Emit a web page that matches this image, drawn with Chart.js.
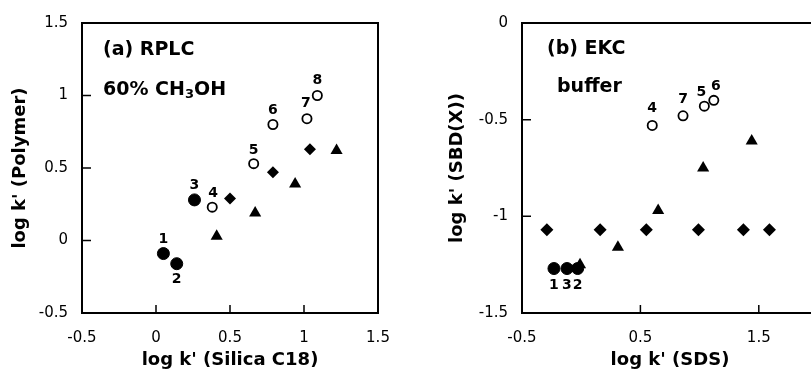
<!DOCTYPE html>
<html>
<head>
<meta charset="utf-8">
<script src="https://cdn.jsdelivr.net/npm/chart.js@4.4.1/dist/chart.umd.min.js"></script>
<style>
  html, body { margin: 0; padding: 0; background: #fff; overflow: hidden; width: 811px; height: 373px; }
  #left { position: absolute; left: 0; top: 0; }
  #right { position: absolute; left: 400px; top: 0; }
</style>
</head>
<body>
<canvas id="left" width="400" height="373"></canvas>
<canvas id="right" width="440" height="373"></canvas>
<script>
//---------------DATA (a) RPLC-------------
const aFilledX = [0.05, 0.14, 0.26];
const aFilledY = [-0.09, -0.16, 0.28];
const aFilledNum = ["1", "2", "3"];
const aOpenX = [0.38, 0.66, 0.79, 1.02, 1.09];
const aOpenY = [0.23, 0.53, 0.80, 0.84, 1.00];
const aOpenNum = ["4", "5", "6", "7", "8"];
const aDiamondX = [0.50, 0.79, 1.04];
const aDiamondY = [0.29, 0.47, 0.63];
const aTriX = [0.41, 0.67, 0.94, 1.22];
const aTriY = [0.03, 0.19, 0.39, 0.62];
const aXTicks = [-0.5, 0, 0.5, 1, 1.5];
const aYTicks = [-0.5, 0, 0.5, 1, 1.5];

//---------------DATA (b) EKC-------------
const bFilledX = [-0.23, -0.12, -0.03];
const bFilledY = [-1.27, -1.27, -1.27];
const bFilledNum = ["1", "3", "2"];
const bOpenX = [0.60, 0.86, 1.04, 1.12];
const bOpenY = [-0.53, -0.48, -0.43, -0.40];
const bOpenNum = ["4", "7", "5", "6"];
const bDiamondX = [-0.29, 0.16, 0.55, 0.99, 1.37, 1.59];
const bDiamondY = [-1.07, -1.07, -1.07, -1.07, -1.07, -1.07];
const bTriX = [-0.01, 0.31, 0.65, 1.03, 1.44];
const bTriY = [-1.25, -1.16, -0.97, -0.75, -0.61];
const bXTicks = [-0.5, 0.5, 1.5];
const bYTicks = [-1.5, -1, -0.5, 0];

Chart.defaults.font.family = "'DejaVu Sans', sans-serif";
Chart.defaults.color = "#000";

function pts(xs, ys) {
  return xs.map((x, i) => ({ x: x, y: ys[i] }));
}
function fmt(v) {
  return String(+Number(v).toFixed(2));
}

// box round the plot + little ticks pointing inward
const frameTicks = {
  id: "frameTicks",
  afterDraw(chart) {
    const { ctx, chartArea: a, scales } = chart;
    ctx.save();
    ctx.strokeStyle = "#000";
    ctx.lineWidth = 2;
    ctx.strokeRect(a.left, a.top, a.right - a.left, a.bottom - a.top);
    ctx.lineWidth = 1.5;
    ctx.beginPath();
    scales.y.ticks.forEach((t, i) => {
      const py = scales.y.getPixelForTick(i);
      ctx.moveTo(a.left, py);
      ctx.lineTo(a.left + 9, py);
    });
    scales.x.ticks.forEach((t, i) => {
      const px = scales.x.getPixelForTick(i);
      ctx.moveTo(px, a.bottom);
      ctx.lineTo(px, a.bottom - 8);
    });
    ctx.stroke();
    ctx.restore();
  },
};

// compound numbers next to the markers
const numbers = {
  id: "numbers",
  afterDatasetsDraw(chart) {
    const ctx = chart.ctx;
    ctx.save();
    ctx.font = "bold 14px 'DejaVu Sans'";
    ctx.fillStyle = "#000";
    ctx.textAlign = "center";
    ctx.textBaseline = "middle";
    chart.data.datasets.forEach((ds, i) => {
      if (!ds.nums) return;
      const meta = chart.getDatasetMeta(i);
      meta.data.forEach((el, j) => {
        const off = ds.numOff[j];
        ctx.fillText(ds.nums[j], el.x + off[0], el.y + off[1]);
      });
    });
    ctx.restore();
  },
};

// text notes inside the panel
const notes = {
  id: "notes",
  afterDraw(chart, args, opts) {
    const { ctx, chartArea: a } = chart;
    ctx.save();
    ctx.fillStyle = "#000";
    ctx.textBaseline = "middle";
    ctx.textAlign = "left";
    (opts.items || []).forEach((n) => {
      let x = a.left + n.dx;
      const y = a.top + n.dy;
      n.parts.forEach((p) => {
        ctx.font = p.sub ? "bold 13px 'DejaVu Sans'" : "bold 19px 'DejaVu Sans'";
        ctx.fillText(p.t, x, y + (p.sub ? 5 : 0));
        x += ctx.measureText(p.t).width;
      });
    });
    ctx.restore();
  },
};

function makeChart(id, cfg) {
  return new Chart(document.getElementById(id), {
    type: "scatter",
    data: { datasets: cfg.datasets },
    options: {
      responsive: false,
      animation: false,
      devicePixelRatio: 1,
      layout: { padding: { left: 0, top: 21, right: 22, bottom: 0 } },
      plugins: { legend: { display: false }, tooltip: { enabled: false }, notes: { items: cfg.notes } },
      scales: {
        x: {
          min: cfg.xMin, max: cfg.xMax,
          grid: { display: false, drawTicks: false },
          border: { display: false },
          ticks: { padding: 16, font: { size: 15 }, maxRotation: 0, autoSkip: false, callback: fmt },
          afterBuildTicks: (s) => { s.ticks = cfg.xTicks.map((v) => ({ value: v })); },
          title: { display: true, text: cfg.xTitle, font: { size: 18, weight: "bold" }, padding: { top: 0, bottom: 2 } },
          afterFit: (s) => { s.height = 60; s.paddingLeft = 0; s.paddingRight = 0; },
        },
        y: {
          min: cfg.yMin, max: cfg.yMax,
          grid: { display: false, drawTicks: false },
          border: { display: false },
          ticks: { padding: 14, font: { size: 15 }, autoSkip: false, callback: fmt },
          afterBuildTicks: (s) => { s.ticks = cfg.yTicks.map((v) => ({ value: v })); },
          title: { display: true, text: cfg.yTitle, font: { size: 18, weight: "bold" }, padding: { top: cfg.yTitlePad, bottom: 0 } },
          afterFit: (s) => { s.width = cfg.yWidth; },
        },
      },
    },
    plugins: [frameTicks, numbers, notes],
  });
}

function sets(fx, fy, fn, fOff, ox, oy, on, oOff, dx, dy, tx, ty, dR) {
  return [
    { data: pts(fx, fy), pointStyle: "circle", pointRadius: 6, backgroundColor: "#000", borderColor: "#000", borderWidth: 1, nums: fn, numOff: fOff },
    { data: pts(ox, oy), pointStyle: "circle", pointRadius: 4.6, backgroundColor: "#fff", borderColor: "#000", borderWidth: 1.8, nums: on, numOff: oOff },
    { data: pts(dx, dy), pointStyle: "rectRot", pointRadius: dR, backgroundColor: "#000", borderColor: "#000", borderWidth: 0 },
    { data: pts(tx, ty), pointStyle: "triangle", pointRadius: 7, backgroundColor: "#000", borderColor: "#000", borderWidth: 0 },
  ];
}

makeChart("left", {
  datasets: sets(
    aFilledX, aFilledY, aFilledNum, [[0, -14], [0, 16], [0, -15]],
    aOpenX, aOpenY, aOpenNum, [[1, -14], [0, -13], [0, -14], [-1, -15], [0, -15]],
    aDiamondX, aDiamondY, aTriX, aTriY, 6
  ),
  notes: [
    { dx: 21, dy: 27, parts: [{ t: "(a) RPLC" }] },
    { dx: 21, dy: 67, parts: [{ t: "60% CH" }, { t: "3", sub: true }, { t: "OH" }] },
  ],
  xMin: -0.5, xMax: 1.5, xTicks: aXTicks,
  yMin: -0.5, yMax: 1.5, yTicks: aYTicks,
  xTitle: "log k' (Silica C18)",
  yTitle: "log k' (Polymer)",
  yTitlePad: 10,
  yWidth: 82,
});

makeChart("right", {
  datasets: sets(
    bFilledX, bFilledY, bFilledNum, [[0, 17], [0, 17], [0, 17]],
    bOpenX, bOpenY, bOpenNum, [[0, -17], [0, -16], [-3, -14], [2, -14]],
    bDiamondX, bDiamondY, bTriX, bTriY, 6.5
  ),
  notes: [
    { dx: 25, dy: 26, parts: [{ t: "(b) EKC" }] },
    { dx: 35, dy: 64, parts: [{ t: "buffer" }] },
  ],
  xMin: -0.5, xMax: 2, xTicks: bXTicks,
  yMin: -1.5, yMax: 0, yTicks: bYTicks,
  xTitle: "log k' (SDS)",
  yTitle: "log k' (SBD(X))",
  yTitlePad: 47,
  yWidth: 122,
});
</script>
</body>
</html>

• • • •

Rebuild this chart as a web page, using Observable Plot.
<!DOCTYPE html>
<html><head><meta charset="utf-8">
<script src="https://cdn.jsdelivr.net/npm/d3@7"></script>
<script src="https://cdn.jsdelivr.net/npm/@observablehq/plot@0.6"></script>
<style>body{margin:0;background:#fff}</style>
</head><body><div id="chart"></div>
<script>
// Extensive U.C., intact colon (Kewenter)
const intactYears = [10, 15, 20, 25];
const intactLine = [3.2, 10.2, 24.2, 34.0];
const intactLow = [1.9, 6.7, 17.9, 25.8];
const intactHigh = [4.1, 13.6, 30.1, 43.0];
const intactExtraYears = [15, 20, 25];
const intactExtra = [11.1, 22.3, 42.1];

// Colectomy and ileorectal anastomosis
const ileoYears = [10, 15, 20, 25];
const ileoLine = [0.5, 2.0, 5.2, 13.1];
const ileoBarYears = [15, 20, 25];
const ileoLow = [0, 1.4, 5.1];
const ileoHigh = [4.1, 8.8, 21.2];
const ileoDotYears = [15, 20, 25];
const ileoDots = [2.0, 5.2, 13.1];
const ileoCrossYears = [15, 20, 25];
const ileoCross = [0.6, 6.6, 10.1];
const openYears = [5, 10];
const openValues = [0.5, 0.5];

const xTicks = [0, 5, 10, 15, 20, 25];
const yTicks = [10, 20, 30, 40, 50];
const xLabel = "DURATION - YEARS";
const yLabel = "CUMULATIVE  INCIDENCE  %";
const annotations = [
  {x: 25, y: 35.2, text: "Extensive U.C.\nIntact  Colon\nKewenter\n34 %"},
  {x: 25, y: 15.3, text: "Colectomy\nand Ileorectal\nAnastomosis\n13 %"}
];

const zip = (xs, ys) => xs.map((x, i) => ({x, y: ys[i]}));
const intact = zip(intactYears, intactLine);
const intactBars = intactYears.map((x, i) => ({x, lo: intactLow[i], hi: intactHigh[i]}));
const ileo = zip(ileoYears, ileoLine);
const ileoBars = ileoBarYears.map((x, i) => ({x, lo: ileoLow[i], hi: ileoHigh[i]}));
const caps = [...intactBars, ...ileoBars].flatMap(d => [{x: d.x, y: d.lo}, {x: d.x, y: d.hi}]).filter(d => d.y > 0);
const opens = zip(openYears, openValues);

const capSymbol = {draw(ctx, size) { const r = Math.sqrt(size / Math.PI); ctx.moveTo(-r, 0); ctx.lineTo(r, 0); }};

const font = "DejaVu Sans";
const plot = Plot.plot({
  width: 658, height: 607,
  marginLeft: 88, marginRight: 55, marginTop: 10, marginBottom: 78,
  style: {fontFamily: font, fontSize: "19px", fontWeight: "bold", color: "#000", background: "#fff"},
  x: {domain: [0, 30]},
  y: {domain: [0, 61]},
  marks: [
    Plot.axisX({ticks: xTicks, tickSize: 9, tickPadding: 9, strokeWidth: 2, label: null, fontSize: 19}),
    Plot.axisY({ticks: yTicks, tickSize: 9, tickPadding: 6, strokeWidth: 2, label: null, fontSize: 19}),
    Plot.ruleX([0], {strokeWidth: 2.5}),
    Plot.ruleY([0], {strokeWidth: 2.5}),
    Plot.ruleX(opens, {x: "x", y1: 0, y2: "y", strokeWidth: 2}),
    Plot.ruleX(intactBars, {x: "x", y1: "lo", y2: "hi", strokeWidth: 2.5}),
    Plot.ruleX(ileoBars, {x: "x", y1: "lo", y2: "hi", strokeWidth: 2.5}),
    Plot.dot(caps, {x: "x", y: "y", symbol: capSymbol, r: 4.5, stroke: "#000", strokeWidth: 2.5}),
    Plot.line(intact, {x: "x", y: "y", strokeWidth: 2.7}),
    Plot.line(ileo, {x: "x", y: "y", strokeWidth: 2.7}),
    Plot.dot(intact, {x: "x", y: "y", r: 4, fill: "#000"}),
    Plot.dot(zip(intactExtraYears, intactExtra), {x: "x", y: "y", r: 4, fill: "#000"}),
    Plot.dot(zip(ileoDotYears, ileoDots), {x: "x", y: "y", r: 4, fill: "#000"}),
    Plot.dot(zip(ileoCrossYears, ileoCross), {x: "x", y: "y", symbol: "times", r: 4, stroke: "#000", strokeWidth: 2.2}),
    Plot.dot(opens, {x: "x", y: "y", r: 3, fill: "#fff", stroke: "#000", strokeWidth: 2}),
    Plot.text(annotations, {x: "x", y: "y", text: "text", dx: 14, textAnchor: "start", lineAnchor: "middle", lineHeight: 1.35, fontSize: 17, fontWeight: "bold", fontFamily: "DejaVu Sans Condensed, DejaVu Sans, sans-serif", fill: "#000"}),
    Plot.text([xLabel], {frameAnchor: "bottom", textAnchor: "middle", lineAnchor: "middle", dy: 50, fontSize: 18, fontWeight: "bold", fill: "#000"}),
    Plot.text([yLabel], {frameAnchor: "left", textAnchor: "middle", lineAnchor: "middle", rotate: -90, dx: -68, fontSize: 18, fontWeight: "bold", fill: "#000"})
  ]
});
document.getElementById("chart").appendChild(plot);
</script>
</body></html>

• • • •

=== Task objective ===
Extract, from the material above, each line holding the word "this".

=== Answer in full ===
Emit a web page that matches this image, drawn with Chart.js.
Rebuild this chart as a web page, using Observable Plot.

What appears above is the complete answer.